The International Legal Research (ILR) Fellowship offers Penn Carey Law Students financial support for a short-term summer legal research project abroad.
Trevor Stankiewicz L’23
As I stood in the middle of the Srebrenica-Potočari Memorial and Cemetery for the Victims of the 1995 Genocide, the gravestones seemed endless to me. Looking ahead or behind, left or right, there was row after row after row of white markers, each bearing a different name, a different birth year, but the same year of death: 1995.
In July of 1995, 8,372 people, mostly Bosniak Muslim men and boys, were ruthlessly killed in Srebrenica by the Bosnian Serb Army of Republika Srpska. The units were commanded by Ratko Mladić, a colonel-general during the Bosnian War who was later found guilty of war crimes, crimes against humanity, and genocide by the International Criminal Tribunal for the former Yugoslavia.
The massacre had occurred even though the United Nations had declared Srebrenica a safe zone two years earlier: The United Nations Protection Force failed to stop the attack of the Bosnian Serb Army, and Srebrenica was overrun. Nearly 30 years later, the Srebrenica Genocide Memorial pays tribute to the victims. It also serves as a painful reminder of the failure of international systems to fulfill their promise following the Holocaust: “Never again.”
This past summer, I was awarded an International Legal Research (ILR) Fellowship from Penn Carey Law to analyze the role of law in the prevention of future genocide. Specifically, I wanted to explore the relationship between propaganda and incitement, as well as potential standards for memorialization following a genocide determination. I believe that there is power in the written word and in stories. And although too often, this power is used to promote hatred and dehumanization, it can also illuminate our future by using stories of the past. With this in mind, I traveled to Bosnia and Herzegovina in August 2022 to learn and listen.

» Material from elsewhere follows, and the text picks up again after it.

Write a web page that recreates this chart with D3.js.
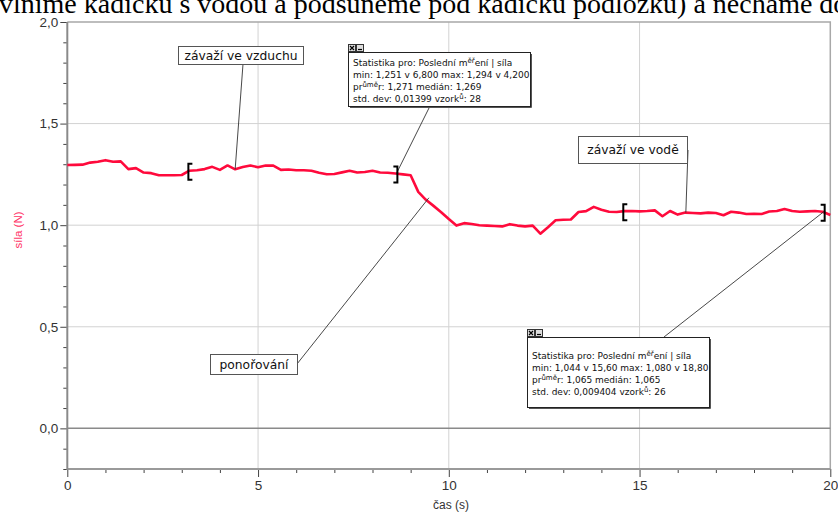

Walking the streets of the old town of Sarajevo, I first saw a sign for the Museum of Crimes Against Humanity and Genocide 1992–1995. Founded in July 2016, the museum is organized and maintained by victims who survived the war. Although the museum does include information about the political realities of the war, much of the emphasis is on individual testimonials paired with photos and personal items. I was told that this was purposefully done as an attempt to break through the immensity and dry statistics of the tragedy, to remind the visitors that these atrocities happened to real people—normal people, who had friends and family and hobbies and passions, who had their lives irrevocably changed through violence, persecution, and loss.

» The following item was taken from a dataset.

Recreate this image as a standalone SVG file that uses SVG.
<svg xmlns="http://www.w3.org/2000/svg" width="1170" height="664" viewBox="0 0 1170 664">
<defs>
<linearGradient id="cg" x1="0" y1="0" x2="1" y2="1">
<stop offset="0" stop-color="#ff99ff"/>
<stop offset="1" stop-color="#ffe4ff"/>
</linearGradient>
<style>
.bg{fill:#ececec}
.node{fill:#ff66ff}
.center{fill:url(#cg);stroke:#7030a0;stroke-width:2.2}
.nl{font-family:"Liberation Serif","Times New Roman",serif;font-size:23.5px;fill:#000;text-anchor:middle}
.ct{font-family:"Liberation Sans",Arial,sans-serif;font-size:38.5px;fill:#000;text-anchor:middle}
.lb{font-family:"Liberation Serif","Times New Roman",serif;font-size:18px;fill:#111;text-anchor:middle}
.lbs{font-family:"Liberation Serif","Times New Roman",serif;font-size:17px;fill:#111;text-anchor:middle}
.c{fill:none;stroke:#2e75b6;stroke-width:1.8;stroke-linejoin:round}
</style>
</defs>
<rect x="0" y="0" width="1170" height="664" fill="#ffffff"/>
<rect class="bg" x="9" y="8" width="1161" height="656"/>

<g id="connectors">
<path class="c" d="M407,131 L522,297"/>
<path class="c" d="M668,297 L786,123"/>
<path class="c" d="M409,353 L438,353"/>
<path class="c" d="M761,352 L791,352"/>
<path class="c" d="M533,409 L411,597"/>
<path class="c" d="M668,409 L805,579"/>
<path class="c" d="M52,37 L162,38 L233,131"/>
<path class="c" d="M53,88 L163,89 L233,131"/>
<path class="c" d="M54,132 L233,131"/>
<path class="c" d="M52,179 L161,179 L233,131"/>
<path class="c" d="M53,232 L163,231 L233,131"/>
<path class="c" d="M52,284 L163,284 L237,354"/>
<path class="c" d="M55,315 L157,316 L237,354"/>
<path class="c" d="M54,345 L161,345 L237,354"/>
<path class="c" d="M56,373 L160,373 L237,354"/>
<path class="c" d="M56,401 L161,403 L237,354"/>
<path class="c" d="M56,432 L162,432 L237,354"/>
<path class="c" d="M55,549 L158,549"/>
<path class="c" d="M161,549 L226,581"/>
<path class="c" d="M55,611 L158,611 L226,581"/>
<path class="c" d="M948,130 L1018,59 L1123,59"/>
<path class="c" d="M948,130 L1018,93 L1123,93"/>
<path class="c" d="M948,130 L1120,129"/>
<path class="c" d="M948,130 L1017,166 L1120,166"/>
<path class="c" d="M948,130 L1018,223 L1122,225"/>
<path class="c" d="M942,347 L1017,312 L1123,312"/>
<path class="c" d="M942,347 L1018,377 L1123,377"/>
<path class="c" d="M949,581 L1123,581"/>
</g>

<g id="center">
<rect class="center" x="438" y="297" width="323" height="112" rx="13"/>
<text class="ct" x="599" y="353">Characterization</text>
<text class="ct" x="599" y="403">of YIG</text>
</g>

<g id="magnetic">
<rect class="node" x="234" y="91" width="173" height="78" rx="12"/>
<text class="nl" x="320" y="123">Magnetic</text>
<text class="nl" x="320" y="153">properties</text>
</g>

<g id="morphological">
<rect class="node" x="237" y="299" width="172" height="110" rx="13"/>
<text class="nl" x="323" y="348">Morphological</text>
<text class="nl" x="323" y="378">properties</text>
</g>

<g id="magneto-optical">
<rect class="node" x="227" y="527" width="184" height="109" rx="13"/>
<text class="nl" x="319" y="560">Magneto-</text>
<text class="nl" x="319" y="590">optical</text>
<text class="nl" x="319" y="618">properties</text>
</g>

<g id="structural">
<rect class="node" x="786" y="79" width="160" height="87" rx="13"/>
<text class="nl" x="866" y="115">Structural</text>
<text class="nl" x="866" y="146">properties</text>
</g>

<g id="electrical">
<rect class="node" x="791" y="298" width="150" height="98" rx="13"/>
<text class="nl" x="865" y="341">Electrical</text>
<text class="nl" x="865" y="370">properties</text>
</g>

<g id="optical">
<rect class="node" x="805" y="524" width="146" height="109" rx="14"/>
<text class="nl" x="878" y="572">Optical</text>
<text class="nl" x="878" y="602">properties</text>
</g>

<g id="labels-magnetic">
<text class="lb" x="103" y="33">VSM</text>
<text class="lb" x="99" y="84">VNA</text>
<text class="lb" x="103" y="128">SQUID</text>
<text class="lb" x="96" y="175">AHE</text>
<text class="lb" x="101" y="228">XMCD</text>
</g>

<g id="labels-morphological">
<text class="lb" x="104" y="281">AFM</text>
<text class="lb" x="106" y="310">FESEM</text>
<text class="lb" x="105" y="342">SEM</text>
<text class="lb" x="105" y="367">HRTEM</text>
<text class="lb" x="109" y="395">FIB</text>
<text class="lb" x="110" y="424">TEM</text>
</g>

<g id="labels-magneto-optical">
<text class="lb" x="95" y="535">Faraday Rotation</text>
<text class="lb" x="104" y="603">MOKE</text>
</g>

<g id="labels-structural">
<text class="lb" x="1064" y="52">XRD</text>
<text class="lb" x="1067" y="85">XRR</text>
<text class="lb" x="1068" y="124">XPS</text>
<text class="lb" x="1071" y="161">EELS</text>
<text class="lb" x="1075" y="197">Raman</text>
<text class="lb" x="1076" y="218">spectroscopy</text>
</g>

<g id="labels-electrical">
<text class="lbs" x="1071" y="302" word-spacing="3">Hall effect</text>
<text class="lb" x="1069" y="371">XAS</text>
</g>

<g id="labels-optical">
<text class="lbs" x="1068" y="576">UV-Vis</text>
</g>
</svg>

Toward the end of the museum, in the second to last room, there is a man’s sweater. The testimonial accompanying it was written by the mother of the sweater’s owner. She shared that her son and her husband had been taken to one of the concentration camps near her village during the war. She begged for days before she was finally allowed to see them. She brought them both a new set of clothes, giving her son his favorite tracksuit and receiving this sweater from him as he changed. That was the last time she would see either of them.
For almost three decades, the woman has searched the photos of mass graves, looking for a body wearing the tracksuit she had given her son. Her son has still not been identified. She stated that at nearly 80 years old, she has lost hope that he will be buried before she is. So, she has given the sweater to the museum—the sweater that she had kept for all of these years because it still smells like her son—in hopes that it will keep his memory alive for others as it has done for her.

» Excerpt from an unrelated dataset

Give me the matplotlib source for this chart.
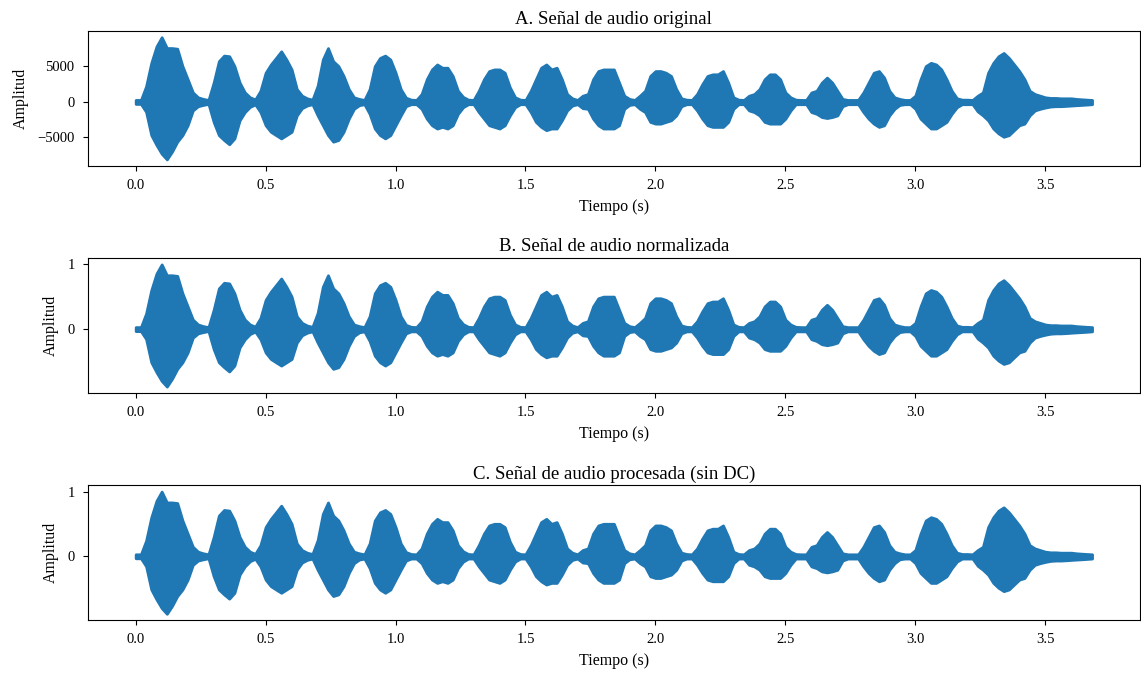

Before leaving the museum, I returned to an earlier room. It was covered in sticky notes from visitors to the museum, people from all around the world. They had plastered their thoughts to the walls: phrases like “never forget,” “no more war,” and “peace and respect for everyone.” There were specific wishes for Ukraine, for Syria, for Myanmar, for Palestine. There were also expressions of apology and sadness and frustration. It was clear that the stories of the museum had resonated with the visitors. They certainly have with me.
Walking outside of the museum and returning to my apartment, I crossed the bridge on which Archduke Franz Ferdinand was assassinated in 1914, an event often cited as the catalyst for World War I, and I wondered how much tragedy one place can hold.
Visiting the Srebrenica Genocide Memorial was the last thing I did on my trip to Bosnia and Herzegovina. For the past seven years, I have worked on international human rights issues, focusing on genocides. I have conducted interviews and gathered testimonials. I have written reports and plays to raise awareness.
I chose to attend law school because I wanted to move away from simply documenting tragedies and move instead toward trying to prevent them. Standing in the middle of the Srebrenica Genocide Memorial, I realized that I had been wrong to separate those two ideas. The mistakes of the past will continue to affect the future if they are not honored.
As I begin my final year of law school, I am incredibly grateful that I had the opportunity to conduct this research, and I will continue to investigate the role of law in the prevention of future genocides. There is undoubtedly power in what is said and written. I believe it is possible to use that power to help prevent atrocities from occurring; that it is possible to highlight the mistakes of our past through education and advocacy; that it is possible to hold companies that foster hate speech against marginalized and vulnerable groups responsible for their actions; that it is possible to fulfill the promise of nearly 80 years ago and finally say, truthfully: “Never again.”